17-01-1976. Manuel Vergara Jiménez. Ordizia. Guipuzcoa.

Usar una bandera para ocultar una bomba es toda una declaración de intenciones donde el término trampa debe aplicarse tanto a la bomba como a la bandera.

Decir que me disgustan las banderas es lo mismo que afirmar que me disgusta Dios. Las banderas, Dios, el Estado, el fútbol y otros conceptos son cosillas que la humanidad se ha ido inventando, muletas contra el desamparo que están ahí y ahí continuarán por mucho tiempo. De las banderas, lo que me disgusta es el uso que a veces se hace de ellas. Tengo algunas razones que sustentan ese disgusto. Son vivencias personales, así que comprendo si algunos de ustedes no le encuentran sentido, o se lo confunden.

En 1976, poco antes de la legalización de la ikurriña, los grises trataban de disolver una manifestación que discurría a lo largo de la calle de Bilbao donde yo vivía de crío. No tuvieron mucho éxito, porque la gente volvió a agruparse. Entonces, los manifestantes comenzaron a pedir a gritos una ikurriña para encabezar la marcha. En mi casa había una. La compraron mis hermanos mayores en un comercio del Casco Viejo. Yo tenía entonces once años.
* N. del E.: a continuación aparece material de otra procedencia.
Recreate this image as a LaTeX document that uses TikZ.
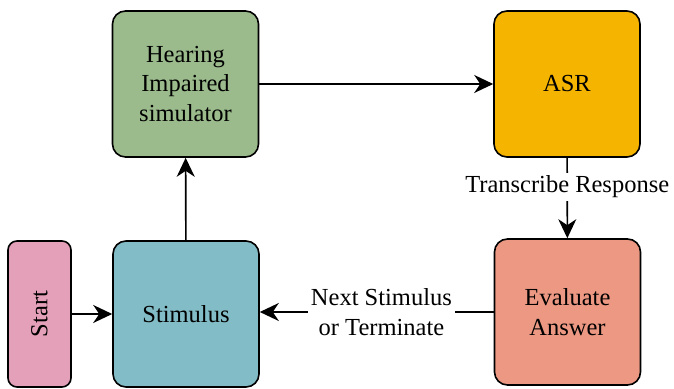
\documentclass[tikz,border=0pt]{standalone}
\usepackage{fontspec}
\setmainfont{Liberation Serif}
\usetikzlibrary{arrows.meta}

\definecolor{startpink}{RGB}{227,160,184}
\definecolor{stimblue}{RGB}{130,188,198}
\definecolor{simgreen}{RGB}{155,187,140}
\definecolor{asryellow}{RGB}{244,180,0}
\definecolor{evalred}{RGB}{236,152,131}

\begin{document}
\begin{tikzpicture}[x=0.5pt,y=0.5pt]
        \tikzstyle{box}=[draw=black, line width=0.8pt, rounded corners=6.5pt, minimum width=73pt, minimum height=73pt, inner sep=1pt, align=center, font=\fontsize{12.25pt}{14.8pt}\selectfont]
        \tikzstyle{flow}=[line width=0.8pt, -{Stealth[length=9.5pt,width=9pt,inset=3pt]}]
        \tikzstyle{note}=[fill=white, inner sep=1.5pt, align=center, font=\fontsize{12.25pt}{15pt}\selectfont]

        \useasboundingbox (0,0) rectangle (674,389);

        \coordinate (A) at (39.5,75);
        \coordinate (B) at (186,75);
        \coordinate (C) at (185.5,305);
        \coordinate (D) at (567,305);
        \coordinate (E) at (567.5,77);

        \node (start) at (A)[box, fill=startpink, rotate=90, minimum width=73pt, minimum height=31.5pt, rounded corners=4.5pt]{Start};
        \node (stimulus) at (B)[box, fill=stimblue]{Stimulus};
        \node (simulator) at (C)[box, fill=simgreen]{Hearing\\Impaired\\simulator};
        \node (asr) at (D)[box, fill=asryellow]{ASR};
        \node (evaluate) at (E)[box, fill=evalred]{Evaluate\\Answer};

        \draw[flow] (start) -- (stimulus);
        \draw[flow] (stimulus) -- (simulator);
        \draw[flow] (simulator) -- (asr);
        \draw[flow] (asr) -- node[note, pos=0.36]{Transcribe Response} (evaluate);
        \draw[flow] (evaluate) -- node[note, pos=0.48]{Next Stimulus\\or Terminate} (stimulus.east |- evaluate.west);
      \end{tikzpicture}
\end{document}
Fui al armario donde la guardaban, la cogí y la tiré por la ventana. Un acto espontáneo que al momento fue censurado a gritos por mis hermanos. Gritos que me dejaban claro lo que les había costado aquella bandera y el dinero que les debía.

En 1989 hice la mili en el cuartel de Soietxe, en Vizcaya. Como era de los altos y anchos me comí un montón de desfiles en la escuadra de gastadores del regimiento. En uno de ellos, durante una jornada de puertas abiertas para escolares, el capitán me enmarronó porque, según él, no había portado la bandera con la actitud marcial suficiente. Al día siguiente, el periódico El Correo publicó un reportaje sobre las jornadas de puertas abiertas. En una de las fotografías aparecía yo, tieso como un mástil y sujetando la bandera. Se la presenté al capitán, a quien yo tenía más miedo que un nublao, por si cabía un levantamiento de la sanción. El muy capullo me felicitó, pero no se ablandó ni un poquito. Cuando al cabo de unos días logré salir del cuartel, me largué de cabeza a la playa. Era domingo. Al llegar al chamizo donde nos reuníamos vi que alguien había pegado en la pared fotocopias ampliadas de la fotografía del desfile. Las arranqué con rabia, entre las risas de los amigos, y pregunté de quién había sido la idea. Las risas subieron en intensidad y alguien dijo algo sobre mi sentido del humor. Acabé largándome de allí y busqué un acantilado donde estar a solas, sin otra franja que la del horizonte y sin otra cruz que la que a mí se me pusiera en las bolas enarbolar.